──────── Information provided

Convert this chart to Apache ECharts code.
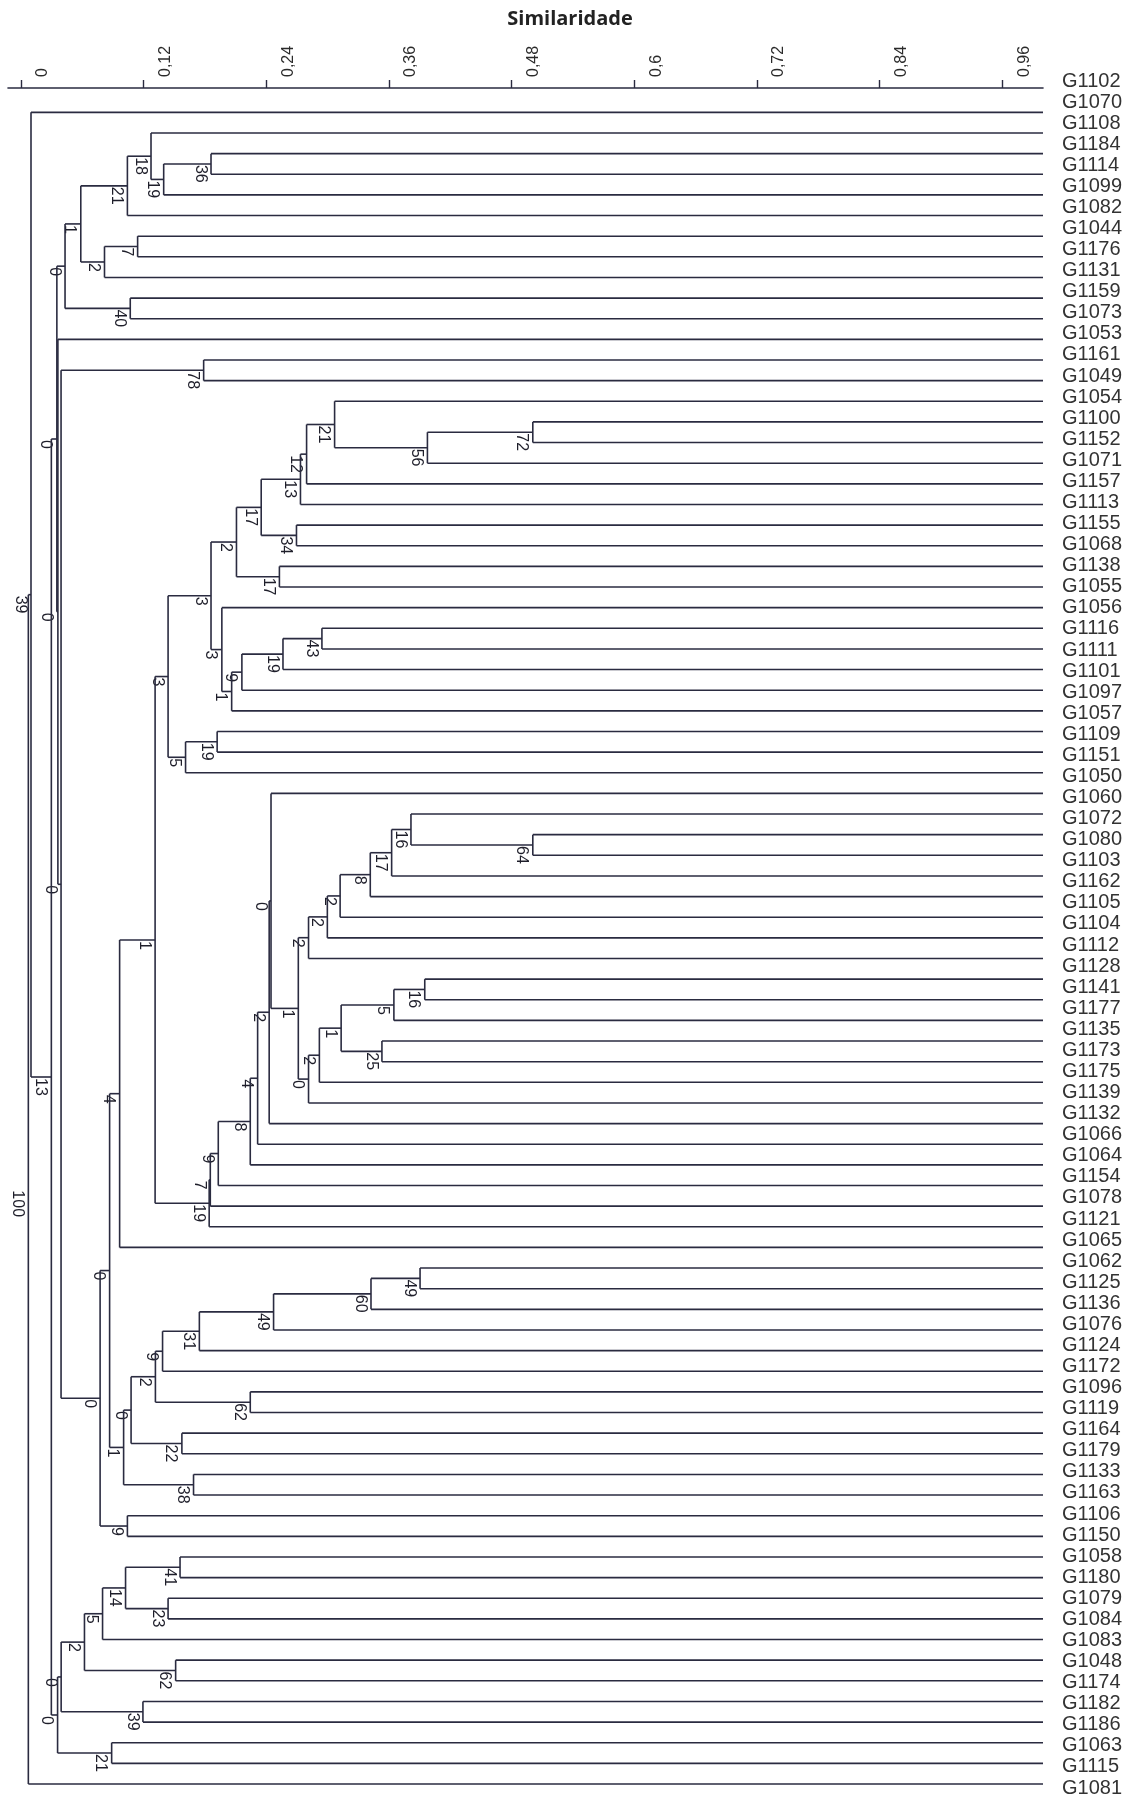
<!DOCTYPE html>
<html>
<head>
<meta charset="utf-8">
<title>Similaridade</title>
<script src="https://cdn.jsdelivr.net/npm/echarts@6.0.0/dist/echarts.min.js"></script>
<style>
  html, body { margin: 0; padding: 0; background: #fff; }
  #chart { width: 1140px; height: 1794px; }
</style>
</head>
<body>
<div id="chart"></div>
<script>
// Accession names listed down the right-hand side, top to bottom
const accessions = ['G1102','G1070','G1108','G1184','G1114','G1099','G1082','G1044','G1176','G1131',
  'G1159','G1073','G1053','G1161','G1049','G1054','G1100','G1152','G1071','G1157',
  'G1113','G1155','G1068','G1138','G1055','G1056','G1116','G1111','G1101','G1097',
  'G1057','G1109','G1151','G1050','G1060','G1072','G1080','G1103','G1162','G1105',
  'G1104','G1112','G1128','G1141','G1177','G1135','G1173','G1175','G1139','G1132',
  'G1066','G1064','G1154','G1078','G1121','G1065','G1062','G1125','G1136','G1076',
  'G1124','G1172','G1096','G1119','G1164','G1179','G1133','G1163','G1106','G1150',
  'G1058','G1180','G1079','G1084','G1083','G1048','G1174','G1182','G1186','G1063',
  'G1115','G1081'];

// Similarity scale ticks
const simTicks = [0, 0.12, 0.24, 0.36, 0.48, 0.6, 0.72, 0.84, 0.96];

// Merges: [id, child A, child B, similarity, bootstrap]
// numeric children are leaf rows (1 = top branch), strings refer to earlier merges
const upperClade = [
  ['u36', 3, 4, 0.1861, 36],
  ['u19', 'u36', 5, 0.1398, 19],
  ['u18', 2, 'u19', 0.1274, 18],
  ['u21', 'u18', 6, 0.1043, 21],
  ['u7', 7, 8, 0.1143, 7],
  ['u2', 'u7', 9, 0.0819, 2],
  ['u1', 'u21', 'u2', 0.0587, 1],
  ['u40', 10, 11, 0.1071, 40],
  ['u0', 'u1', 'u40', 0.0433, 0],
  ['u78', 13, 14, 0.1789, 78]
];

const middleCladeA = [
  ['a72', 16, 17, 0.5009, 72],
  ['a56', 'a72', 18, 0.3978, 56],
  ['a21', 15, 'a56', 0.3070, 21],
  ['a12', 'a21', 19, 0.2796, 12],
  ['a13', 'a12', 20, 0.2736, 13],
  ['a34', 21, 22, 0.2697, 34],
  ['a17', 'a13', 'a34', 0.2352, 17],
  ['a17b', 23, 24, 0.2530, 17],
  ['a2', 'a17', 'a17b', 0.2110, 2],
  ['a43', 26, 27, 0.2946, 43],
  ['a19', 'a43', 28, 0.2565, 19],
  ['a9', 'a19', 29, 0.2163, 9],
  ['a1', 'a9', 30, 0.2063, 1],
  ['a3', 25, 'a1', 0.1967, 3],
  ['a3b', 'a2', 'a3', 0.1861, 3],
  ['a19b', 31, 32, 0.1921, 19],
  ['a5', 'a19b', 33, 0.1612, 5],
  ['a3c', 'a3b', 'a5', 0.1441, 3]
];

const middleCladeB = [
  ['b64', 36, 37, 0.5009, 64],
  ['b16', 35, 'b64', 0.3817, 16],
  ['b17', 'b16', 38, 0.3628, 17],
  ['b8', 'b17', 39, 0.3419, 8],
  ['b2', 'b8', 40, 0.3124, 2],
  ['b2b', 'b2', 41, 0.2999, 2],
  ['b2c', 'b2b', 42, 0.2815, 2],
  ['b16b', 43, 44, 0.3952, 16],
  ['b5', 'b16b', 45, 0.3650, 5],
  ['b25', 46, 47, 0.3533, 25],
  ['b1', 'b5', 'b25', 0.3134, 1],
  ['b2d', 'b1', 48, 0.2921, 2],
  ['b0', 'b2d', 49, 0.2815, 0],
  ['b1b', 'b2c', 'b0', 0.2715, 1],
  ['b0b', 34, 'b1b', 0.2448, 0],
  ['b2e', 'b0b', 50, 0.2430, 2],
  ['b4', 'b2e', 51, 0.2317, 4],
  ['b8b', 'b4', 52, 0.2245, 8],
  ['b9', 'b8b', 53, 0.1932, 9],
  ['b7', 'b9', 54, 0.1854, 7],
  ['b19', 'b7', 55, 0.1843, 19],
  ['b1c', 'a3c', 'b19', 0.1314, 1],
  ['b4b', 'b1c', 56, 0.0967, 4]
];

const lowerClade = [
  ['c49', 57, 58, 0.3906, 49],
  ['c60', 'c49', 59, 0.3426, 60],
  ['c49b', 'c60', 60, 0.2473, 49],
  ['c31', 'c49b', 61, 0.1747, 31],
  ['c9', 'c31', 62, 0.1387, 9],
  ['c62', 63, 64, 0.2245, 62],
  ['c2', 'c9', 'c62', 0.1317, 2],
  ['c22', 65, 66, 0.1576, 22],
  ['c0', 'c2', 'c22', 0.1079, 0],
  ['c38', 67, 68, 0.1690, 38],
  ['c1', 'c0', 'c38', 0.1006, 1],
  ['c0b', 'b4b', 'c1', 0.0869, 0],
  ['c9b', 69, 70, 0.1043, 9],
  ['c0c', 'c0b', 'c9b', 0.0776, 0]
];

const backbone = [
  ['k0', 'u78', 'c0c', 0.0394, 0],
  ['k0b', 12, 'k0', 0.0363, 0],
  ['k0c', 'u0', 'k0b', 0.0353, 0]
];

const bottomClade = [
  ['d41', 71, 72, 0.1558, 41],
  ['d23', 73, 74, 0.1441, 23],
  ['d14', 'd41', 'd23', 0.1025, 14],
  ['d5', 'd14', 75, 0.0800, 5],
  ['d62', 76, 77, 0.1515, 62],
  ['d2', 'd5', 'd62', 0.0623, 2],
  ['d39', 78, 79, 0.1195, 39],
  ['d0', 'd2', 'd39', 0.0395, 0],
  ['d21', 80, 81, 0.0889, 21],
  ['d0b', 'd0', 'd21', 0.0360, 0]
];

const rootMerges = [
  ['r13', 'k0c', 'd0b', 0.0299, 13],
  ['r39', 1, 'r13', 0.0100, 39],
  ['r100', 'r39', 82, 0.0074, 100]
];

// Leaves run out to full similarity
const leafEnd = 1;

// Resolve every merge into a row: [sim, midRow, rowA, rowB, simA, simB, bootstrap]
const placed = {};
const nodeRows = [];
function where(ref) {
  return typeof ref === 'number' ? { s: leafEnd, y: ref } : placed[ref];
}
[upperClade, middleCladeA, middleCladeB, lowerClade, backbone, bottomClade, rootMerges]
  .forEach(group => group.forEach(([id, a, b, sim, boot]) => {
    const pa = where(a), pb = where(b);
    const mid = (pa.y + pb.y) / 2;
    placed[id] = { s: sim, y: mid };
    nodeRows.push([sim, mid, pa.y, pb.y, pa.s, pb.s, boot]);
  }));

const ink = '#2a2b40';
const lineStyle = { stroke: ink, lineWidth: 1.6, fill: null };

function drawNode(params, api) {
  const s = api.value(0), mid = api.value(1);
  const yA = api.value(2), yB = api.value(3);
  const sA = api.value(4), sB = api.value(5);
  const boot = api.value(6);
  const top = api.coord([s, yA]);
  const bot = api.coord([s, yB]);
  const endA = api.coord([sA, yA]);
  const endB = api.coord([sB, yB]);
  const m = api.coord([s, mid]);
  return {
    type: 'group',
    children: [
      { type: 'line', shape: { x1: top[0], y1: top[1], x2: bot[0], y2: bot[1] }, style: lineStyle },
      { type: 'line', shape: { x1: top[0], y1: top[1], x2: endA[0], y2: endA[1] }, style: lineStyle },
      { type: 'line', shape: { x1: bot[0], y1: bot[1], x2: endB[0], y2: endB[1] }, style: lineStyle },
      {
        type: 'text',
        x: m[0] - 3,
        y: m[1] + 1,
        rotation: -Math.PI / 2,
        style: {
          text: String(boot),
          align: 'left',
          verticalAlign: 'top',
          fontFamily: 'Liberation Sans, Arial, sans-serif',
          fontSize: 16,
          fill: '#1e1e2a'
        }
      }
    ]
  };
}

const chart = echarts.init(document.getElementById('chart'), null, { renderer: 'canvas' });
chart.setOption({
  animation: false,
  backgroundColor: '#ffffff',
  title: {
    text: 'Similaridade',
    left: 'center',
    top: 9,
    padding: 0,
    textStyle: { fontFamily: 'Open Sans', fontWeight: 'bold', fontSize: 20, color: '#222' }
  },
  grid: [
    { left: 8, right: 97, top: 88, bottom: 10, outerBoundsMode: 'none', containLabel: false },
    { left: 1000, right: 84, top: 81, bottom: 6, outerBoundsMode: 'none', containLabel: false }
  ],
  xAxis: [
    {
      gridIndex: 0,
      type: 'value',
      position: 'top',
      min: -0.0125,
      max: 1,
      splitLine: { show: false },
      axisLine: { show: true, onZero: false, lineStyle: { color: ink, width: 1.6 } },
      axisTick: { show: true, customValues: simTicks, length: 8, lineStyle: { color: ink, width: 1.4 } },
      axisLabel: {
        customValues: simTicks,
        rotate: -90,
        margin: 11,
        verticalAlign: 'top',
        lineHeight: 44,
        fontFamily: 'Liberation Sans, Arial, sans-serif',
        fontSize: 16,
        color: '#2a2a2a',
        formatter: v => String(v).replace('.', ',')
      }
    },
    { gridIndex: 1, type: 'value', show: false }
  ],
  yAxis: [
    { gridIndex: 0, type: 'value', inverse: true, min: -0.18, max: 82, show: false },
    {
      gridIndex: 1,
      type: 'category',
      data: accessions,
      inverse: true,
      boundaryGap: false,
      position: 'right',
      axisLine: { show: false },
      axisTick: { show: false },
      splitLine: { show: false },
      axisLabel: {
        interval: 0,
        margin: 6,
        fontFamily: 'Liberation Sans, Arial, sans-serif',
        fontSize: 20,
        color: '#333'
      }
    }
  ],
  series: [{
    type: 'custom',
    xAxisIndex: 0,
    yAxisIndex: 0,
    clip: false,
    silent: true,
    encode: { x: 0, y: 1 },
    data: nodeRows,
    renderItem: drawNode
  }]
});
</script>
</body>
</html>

────────────────

The task - Repeat the lines above, starting at the first and stopping after the line that holds "0.72, 0.84, 0.96];", with the pictures left out.

Solution for this problem -
Convert this chart to Apache ECharts code.
<!DOCTYPE html>
<html>
<head>
<meta charset="utf-8">
<title>Similaridade</title>
<script src="https://cdn.jsdelivr.net/npm/echarts@6.0.0/dist/echarts.min.js"></script>
<style>
  html, body { margin: 0; padding: 0; background: #fff; }
  #chart { width: 1140px; height: 1794px; }
</style>
</head>
<body>
<div id="chart"></div>
<script>
// Accession names listed down the right-hand side, top to bottom
const accessions = ['G1102','G1070','G1108','G1184','G1114','G1099','G1082','G1044','G1176','G1131',
  'G1159','G1073','G1053','G1161','G1049','G1054','G1100','G1152','G1071','G1157',
  'G1113','G1155','G1068','G1138','G1055','G1056','G1116','G1111','G1101','G1097',
  'G1057','G1109','G1151','G1050','G1060','G1072','G1080','G1103','G1162','G1105',
  'G1104','G1112','G1128','G1141','G1177','G1135','G1173','G1175','G1139','G1132',
  'G1066','G1064','G1154','G1078','G1121','G1065','G1062','G1125','G1136','G1076',
  'G1124','G1172','G1096','G1119','G1164','G1179','G1133','G1163','G1106','G1150',
  'G1058','G1180','G1079','G1084','G1083','G1048','G1174','G1182','G1186','G1063',
  'G1115','G1081'];

// Similarity scale ticks
const simTicks = [0, 0.12, 0.24, 0.36, 0.48, 0.6, 0.72, 0.84, 0.96];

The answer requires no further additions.